THE TASK: Copy out the lines that have "this" in them.

>>>>

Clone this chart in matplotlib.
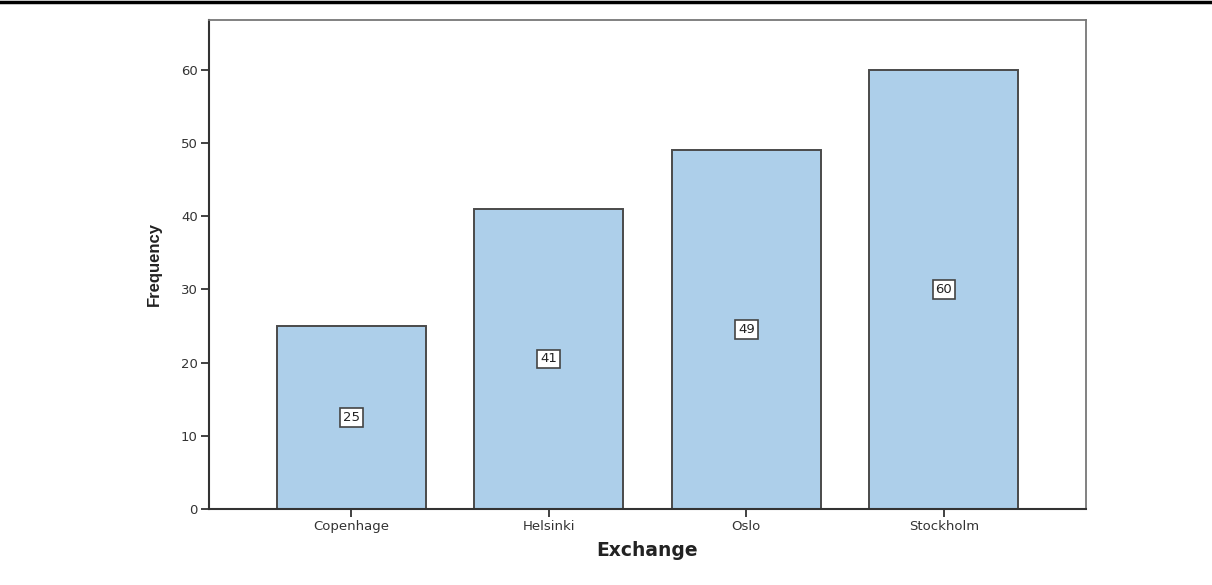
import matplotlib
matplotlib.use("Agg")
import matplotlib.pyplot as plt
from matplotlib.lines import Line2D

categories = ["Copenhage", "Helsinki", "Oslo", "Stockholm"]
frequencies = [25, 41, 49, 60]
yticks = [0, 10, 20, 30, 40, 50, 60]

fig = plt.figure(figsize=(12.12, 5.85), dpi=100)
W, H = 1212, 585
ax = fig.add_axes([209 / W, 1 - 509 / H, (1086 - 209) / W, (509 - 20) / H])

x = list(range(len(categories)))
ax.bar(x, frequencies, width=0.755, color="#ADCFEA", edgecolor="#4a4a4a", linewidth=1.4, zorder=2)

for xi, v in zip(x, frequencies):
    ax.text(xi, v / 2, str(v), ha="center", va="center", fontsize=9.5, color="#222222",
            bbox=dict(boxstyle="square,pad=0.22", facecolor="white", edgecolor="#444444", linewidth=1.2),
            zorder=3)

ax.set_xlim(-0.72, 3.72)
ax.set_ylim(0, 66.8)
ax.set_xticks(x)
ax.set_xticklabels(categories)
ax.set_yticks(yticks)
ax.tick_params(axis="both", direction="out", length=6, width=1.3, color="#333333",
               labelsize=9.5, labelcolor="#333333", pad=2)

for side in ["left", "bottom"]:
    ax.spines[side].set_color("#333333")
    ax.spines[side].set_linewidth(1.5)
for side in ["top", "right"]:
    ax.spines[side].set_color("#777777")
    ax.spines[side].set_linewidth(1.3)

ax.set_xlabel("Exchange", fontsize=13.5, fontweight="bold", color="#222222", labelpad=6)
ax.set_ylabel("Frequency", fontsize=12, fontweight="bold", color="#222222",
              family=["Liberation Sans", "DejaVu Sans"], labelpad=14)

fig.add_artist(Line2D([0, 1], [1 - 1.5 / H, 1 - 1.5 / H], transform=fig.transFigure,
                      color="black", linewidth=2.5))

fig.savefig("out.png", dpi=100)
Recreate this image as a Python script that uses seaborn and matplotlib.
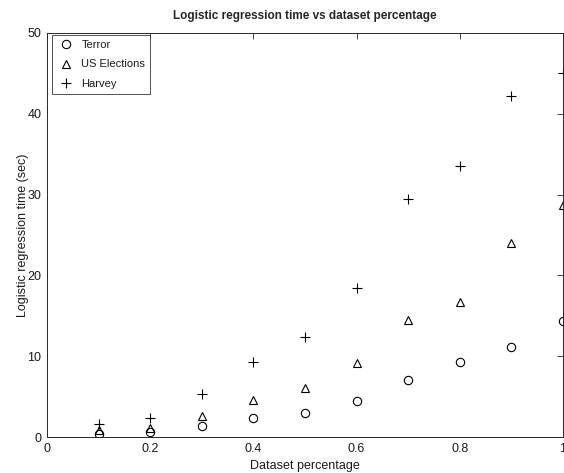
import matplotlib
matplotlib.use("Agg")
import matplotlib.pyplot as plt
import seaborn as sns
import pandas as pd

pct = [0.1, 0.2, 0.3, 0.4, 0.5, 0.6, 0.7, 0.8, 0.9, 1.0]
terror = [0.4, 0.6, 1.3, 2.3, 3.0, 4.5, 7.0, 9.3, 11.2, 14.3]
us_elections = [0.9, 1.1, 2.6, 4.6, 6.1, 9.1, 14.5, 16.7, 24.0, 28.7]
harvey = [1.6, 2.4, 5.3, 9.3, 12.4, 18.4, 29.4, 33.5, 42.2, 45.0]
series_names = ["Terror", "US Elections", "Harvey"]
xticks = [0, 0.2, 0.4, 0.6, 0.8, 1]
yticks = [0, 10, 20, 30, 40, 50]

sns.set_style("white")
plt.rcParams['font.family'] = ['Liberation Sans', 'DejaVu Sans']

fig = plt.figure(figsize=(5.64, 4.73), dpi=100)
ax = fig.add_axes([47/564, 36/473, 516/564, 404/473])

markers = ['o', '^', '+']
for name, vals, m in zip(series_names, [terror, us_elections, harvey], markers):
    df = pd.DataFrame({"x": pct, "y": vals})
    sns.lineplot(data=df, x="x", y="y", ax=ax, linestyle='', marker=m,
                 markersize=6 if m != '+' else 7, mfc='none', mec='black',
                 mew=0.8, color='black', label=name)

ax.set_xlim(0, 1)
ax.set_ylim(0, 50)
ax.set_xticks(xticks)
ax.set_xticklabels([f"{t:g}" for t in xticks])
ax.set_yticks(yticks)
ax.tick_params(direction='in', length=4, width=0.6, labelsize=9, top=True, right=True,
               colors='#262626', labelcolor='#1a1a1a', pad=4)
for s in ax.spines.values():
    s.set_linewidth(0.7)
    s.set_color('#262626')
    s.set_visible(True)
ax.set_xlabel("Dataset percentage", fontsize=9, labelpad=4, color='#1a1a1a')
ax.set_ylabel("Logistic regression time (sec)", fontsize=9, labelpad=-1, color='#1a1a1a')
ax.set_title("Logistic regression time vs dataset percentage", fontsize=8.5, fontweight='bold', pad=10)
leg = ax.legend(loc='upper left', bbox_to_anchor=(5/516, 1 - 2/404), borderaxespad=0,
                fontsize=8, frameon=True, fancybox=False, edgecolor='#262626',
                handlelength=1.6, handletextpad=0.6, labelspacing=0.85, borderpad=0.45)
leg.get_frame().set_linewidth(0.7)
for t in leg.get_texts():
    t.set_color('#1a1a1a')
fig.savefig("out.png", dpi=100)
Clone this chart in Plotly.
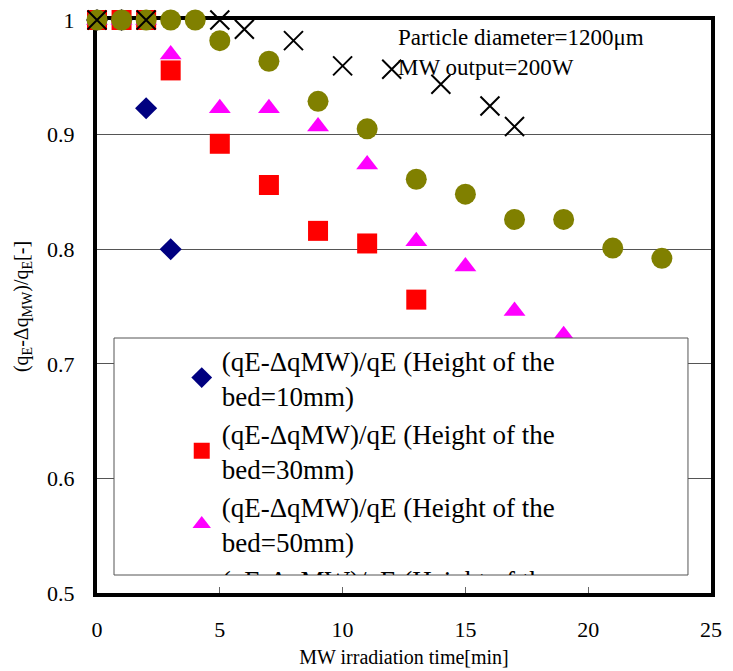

<<<<

CORRECT RESULT:
Clone this chart in matplotlib.
Recreate this image as a Python script that uses seaborn and matplotlib.
Clone this chart in Plotly.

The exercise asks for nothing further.